What the task asks: All of the data should be repeated exactly; pictures are not part of the copy.

Data shown:
----------------------------------------

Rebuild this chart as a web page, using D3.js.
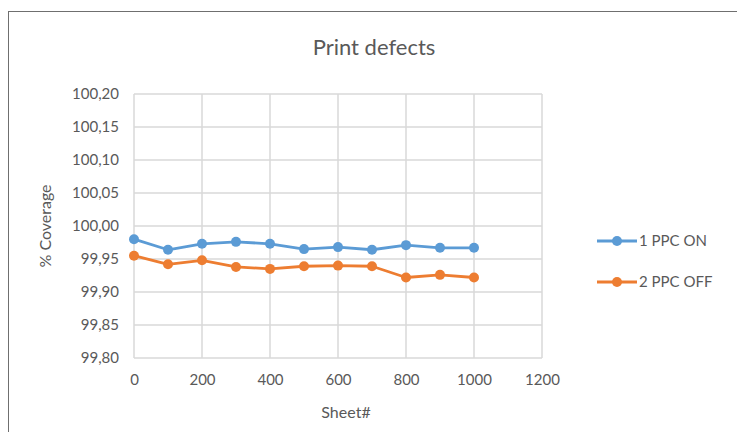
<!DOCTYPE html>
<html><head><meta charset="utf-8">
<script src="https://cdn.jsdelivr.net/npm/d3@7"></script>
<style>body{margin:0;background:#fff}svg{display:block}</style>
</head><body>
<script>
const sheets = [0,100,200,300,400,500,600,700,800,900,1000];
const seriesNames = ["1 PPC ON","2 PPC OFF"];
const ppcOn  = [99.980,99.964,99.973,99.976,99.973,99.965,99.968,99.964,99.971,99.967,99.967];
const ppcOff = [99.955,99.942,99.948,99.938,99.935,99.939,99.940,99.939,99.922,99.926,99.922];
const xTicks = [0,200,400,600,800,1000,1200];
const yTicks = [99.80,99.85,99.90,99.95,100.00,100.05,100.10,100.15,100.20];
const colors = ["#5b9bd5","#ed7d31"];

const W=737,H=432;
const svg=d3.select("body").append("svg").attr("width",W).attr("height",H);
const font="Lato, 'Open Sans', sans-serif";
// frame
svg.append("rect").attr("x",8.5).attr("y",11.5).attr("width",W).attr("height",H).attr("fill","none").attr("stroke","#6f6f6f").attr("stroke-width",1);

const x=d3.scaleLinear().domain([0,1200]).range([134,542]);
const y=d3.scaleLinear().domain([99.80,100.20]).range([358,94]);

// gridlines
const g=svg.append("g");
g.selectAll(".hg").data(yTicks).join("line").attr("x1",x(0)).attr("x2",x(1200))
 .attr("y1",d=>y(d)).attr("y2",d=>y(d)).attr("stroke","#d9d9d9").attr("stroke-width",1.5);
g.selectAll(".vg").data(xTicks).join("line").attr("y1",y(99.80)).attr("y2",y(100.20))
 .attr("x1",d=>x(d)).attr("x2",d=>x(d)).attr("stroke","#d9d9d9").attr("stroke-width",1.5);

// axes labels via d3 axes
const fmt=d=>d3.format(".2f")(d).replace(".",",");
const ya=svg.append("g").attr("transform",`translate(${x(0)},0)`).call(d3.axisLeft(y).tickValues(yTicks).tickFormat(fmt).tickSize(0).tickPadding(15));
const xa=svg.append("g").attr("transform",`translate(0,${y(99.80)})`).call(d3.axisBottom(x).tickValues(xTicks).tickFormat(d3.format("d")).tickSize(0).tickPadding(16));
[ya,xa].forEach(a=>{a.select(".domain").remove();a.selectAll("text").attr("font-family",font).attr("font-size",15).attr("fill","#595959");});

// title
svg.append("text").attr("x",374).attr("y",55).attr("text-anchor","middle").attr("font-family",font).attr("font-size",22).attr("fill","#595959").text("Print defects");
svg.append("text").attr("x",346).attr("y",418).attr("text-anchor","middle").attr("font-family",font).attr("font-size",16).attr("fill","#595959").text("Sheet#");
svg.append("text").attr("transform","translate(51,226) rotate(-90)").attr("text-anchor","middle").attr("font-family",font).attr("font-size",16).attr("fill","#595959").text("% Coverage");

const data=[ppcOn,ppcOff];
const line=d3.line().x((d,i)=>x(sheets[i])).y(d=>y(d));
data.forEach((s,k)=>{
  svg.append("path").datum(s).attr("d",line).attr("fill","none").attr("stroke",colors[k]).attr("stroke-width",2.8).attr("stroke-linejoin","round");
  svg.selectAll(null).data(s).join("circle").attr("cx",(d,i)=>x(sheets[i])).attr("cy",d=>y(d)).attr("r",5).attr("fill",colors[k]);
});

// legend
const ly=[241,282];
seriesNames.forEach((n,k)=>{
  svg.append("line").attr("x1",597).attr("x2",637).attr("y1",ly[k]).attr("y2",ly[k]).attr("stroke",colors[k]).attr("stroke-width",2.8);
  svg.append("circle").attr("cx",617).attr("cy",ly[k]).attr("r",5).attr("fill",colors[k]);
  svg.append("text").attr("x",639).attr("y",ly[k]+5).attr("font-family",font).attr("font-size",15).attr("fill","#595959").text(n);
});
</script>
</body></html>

----------------------------------------

Result for this task:
Rebuild this chart as a web page, using D3.js.
<!DOCTYPE html>
<html><head><meta charset="utf-8">
<script src="https://cdn.jsdelivr.net/npm/d3@7"></script>
<style>body{margin:0;background:#fff}svg{display:block}</style>
</head><body>
<script>
const sheets = [0,100,200,300,400,500,600,700,800,900,1000];
const seriesNames = ["1 PPC ON","2 PPC OFF"];
const ppcOn  = [99.980,99.964,99.973,99.976,99.973,99.965,99.968,99.964,99.971,99.967,99.967];
const ppcOff = [99.955,99.942,99.948,99.938,99.935,99.939,99.940,99.939,99.922,99.926,99.922];
const xTicks = [0,200,400,600,800,1000,1200];
const yTicks = [99.80,99.85,99.90,99.95,100.00,100.05,100.10,100.15,100.20];
const colors = ["#5b9bd5","#ed7d31"];

const W=737,H=432;
const svg=d3.select("body").append("svg").attr("width",W).attr("height",H);
const font="Lato, 'Open Sans', sans-serif";
// frame
svg.append("rect").attr("x",8.5).attr("y",11.5).attr("width",W).attr("height",H).attr("fill","none").attr("stroke","#6f6f6f").attr("stroke-width",1);

const x=d3.scaleLinear().domain([0,1200]).range([134,542]);
const y=d3.scaleLinear().domain([99.80,100.20]).range([358,94]);

// gridlines
const g=svg.append("g");
g.selectAll(".hg").data(yTicks).join("line").attr("x1",x(0)).attr("x2",x(1200))
 .attr("y1",d=>y(d)).attr("y2",d=>y(d)).attr("stroke","#d9d9d9").attr("stroke-width",1.5);
g.selectAll(".vg").data(xTicks).join("line").attr("y1",y(99.80)).attr("y2",y(100.20))
 .attr("x1",d=>x(d)).attr("x2",d=>x(d)).attr("stroke","#d9d9d9").attr("stroke-width",1.5);

// axes labels via d3 axes
const fmt=d=>d3.format(".2f")(d).replace(".",",");
const ya=svg.append("g").attr("transform",`translate(${x(0)},0)`).call(d3.axisLeft(y).tickValues(yTicks).tickFormat(fmt).tickSize(0).tickPadding(15));
const xa=svg.append("g").attr("transform",`translate(0,${y(99.80)})`).call(d3.axisBottom(x).tickValues(xTicks).tickFormat(d3.format("d")).tickSize(0).tickPadding(16));
[ya,xa].forEach(a=>{a.select(".domain").remove();a.selectAll("text").attr("font-family",font).attr("font-size",15).attr("fill","#595959");});

// title
svg.append("text").attr("x",374).attr("y",55).attr("text-anchor","middle").attr("font-family",font).attr("font-size",22).attr("fill","#595959").text("Print defects");
svg.append("text").attr("x",346).attr("y",418).attr("text-anchor","middle").attr("font-family",font).attr("font-size",16).attr("fill","#595959").text("Sheet#");
svg.append("text").attr("transform","translate(51,226) rotate(-90)").attr("text-anchor","middle").attr("font-family",font).attr("font-size",16).attr("fill","#595959").text("% Coverage");

const data=[ppcOn,ppcOff];
const line=d3.line().x((d,i)=>x(sheets[i])).y(d=>y(d));
data.forEach((s,k)=>{
  svg.append("path").datum(s).attr("d",line).attr("fill","none").attr("stroke",colors[k]).attr("stroke-width",2.8).attr("stroke-linejoin","round");
  svg.selectAll(null).data(s).join("circle").attr("cx",(d,i)=>x(sheets[i])).attr("cy",d=>y(d)).attr("r",5).attr("fill",colors[k]);
});

// legend
const ly=[241,282];
seriesNames.forEach((n,k)=>{
  svg.append("line").attr("x1",597).attr("x2",637).attr("y1",ly[k]).attr("y2",ly[k]).attr("stroke",colors[k]).attr("stroke-width",2.8);
  svg.append("circle").attr("cx",617).attr("cy",ly[k]).attr("r",5).attr("fill",colors[k]);
  svg.append("text").attr("x",639).attr("y",ly[k]+5).attr("font-family",font).attr("font-size",15).attr("fill","#595959").text(n);
});
</script>
</body></html>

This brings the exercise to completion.